___ Dataset content ___
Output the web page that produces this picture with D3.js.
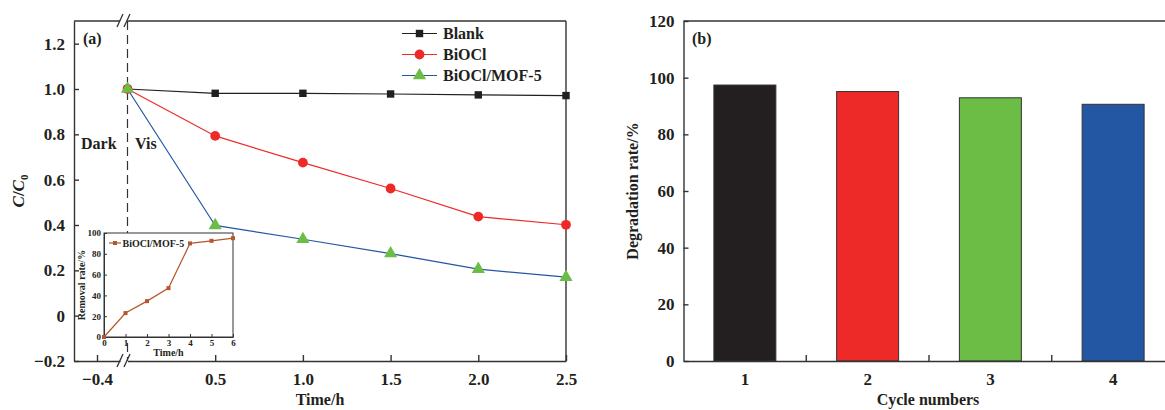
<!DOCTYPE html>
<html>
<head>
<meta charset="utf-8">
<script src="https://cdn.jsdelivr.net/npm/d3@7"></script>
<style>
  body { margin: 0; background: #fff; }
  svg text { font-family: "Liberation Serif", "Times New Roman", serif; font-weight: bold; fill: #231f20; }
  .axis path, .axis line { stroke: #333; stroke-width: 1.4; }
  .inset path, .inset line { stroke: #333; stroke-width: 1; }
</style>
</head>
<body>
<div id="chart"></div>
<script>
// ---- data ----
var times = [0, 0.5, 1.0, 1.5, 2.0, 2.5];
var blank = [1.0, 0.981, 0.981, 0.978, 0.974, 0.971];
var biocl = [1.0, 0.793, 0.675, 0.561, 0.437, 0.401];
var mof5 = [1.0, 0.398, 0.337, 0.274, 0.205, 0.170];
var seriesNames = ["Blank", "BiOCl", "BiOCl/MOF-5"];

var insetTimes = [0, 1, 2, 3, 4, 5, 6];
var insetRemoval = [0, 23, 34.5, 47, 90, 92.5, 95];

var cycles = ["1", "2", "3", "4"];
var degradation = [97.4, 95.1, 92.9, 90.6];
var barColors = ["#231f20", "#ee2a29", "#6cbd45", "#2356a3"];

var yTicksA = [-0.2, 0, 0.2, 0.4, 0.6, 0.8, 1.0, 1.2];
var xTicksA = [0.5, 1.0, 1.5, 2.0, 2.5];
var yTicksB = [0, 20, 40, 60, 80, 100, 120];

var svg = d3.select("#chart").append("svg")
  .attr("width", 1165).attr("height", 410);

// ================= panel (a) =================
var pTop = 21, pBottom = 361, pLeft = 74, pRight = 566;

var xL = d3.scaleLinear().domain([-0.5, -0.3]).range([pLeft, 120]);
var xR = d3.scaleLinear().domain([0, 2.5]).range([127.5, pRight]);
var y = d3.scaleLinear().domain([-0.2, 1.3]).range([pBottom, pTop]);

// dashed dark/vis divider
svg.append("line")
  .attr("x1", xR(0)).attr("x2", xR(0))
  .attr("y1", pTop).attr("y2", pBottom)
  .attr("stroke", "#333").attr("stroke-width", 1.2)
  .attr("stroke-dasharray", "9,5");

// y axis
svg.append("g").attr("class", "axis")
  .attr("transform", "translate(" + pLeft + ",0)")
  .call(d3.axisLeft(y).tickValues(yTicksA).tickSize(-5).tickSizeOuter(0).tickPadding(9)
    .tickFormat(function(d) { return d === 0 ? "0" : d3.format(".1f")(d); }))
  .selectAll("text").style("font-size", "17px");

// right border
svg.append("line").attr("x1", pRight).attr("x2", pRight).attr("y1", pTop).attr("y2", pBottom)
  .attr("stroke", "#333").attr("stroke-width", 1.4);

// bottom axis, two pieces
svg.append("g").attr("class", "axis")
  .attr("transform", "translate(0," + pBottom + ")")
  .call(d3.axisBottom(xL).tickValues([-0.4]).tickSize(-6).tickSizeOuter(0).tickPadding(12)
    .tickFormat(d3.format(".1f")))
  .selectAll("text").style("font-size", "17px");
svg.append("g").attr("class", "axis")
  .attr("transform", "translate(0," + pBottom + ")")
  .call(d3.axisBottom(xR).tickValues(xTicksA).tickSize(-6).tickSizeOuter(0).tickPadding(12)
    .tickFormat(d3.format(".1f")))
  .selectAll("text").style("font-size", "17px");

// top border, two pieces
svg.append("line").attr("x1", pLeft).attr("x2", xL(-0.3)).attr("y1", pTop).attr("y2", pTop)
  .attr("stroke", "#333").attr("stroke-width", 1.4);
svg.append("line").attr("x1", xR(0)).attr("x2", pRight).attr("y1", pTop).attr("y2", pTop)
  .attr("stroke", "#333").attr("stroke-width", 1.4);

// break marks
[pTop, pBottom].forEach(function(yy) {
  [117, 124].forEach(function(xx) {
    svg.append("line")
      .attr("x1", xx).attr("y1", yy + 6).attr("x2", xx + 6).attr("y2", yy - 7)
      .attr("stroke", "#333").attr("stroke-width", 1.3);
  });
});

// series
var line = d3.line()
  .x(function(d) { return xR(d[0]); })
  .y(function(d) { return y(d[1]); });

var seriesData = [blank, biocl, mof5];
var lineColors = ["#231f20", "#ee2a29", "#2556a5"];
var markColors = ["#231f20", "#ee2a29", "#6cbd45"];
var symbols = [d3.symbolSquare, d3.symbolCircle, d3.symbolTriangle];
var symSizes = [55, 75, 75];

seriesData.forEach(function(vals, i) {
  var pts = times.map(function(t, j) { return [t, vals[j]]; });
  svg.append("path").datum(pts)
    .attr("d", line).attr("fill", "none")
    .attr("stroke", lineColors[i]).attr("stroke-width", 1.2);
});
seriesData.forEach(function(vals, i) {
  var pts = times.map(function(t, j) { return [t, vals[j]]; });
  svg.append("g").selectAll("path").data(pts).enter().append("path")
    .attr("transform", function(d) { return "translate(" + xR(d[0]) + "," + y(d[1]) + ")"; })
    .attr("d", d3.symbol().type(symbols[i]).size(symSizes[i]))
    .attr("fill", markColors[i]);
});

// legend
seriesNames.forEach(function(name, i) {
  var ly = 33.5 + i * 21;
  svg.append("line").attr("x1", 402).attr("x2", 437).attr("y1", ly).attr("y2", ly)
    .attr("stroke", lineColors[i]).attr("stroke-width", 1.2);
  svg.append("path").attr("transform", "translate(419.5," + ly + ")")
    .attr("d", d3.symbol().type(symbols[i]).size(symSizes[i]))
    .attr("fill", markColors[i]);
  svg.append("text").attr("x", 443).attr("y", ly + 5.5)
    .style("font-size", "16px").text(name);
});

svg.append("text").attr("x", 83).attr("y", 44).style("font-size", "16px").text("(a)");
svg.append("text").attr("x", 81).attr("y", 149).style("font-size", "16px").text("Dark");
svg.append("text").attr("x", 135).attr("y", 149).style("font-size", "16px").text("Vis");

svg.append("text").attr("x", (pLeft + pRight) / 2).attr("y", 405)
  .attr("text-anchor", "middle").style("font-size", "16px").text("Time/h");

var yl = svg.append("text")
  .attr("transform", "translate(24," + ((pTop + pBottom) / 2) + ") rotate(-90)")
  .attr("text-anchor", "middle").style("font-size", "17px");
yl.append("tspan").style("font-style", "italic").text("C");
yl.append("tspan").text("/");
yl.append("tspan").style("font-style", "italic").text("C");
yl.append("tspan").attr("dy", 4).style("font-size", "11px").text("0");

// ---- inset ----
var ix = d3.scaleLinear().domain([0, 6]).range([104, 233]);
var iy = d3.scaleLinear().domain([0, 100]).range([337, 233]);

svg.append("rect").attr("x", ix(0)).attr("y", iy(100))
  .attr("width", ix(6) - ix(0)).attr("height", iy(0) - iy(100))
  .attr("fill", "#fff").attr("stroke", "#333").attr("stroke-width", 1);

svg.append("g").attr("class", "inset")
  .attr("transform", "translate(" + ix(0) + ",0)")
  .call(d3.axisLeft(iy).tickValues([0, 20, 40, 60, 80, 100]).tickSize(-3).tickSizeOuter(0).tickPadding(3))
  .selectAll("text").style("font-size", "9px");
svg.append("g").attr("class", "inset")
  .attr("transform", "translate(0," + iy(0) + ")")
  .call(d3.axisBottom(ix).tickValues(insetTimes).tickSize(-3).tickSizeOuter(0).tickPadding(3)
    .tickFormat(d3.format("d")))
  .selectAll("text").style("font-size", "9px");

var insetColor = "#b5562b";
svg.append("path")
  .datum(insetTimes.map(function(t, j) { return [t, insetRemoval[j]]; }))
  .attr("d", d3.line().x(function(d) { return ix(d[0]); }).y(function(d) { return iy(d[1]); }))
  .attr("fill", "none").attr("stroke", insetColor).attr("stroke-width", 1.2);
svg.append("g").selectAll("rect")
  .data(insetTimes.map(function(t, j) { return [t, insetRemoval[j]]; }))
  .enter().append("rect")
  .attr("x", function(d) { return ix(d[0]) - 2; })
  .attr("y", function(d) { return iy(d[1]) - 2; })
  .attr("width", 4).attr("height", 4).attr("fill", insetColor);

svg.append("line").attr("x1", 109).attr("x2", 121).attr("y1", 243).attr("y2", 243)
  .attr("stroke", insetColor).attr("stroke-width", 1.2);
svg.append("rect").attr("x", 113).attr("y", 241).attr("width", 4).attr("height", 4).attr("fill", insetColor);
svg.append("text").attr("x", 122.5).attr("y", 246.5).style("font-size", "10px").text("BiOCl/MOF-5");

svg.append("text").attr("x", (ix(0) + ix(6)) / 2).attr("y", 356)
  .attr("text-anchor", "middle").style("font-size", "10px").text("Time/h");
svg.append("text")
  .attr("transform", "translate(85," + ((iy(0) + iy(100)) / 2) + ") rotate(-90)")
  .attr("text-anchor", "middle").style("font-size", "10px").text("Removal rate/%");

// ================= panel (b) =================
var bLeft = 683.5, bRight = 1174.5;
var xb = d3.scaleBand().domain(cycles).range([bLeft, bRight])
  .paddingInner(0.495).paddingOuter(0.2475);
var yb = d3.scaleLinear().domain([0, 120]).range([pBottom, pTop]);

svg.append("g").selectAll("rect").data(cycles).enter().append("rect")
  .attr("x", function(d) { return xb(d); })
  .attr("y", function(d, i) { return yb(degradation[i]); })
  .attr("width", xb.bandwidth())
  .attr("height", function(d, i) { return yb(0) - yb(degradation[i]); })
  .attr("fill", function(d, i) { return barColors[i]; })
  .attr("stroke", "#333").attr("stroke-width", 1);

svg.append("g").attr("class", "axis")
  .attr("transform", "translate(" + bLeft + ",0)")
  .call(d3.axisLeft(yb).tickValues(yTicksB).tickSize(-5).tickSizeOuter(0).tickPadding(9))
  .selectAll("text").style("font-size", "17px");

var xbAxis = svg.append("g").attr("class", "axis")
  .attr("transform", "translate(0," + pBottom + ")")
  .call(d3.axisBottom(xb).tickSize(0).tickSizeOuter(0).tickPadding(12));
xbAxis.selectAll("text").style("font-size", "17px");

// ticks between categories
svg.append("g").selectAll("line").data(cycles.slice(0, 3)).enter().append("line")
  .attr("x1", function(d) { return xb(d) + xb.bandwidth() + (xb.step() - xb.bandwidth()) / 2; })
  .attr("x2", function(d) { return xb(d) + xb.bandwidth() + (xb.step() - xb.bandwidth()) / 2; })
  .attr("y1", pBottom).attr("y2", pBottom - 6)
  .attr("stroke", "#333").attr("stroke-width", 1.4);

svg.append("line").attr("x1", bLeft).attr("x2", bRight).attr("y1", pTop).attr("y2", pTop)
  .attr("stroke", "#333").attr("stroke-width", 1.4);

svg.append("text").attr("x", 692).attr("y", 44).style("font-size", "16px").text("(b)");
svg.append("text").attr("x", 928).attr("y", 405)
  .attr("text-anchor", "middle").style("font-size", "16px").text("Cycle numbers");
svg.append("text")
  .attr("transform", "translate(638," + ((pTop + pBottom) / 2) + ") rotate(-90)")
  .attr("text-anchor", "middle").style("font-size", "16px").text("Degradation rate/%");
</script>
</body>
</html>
___
*Task to complete:*
Restate the material word for word from its first line through the line containing "var insetRemoval = [0, 23, 34.5, 47, 90, 92.5, 95];", both included; the pictures do not belong in it.

*Task answer:*
Output the web page that produces this picture with D3.js.
<!DOCTYPE html>
<html>
<head>
<meta charset="utf-8">
<script src="https://cdn.jsdelivr.net/npm/d3@7"></script>
<style>
  body { margin: 0; background: #fff; }
  svg text { font-family: "Liberation Serif", "Times New Roman", serif; font-weight: bold; fill: #231f20; }
  .axis path, .axis line { stroke: #333; stroke-width: 1.4; }
  .inset path, .inset line { stroke: #333; stroke-width: 1; }
</style>
</head>
<body>
<div id="chart"></div>
<script>
// ---- data ----
var times = [0, 0.5, 1.0, 1.5, 2.0, 2.5];
var blank = [1.0, 0.981, 0.981, 0.978, 0.974, 0.971];
var biocl = [1.0, 0.793, 0.675, 0.561, 0.437, 0.401];
var mof5 = [1.0, 0.398, 0.337, 0.274, 0.205, 0.170];
var seriesNames = ["Blank", "BiOCl", "BiOCl/MOF-5"];

var insetTimes = [0, 1, 2, 3, 4, 5, 6];
var insetRemoval = [0, 23, 34.5, 47, 90, 92.5, 95];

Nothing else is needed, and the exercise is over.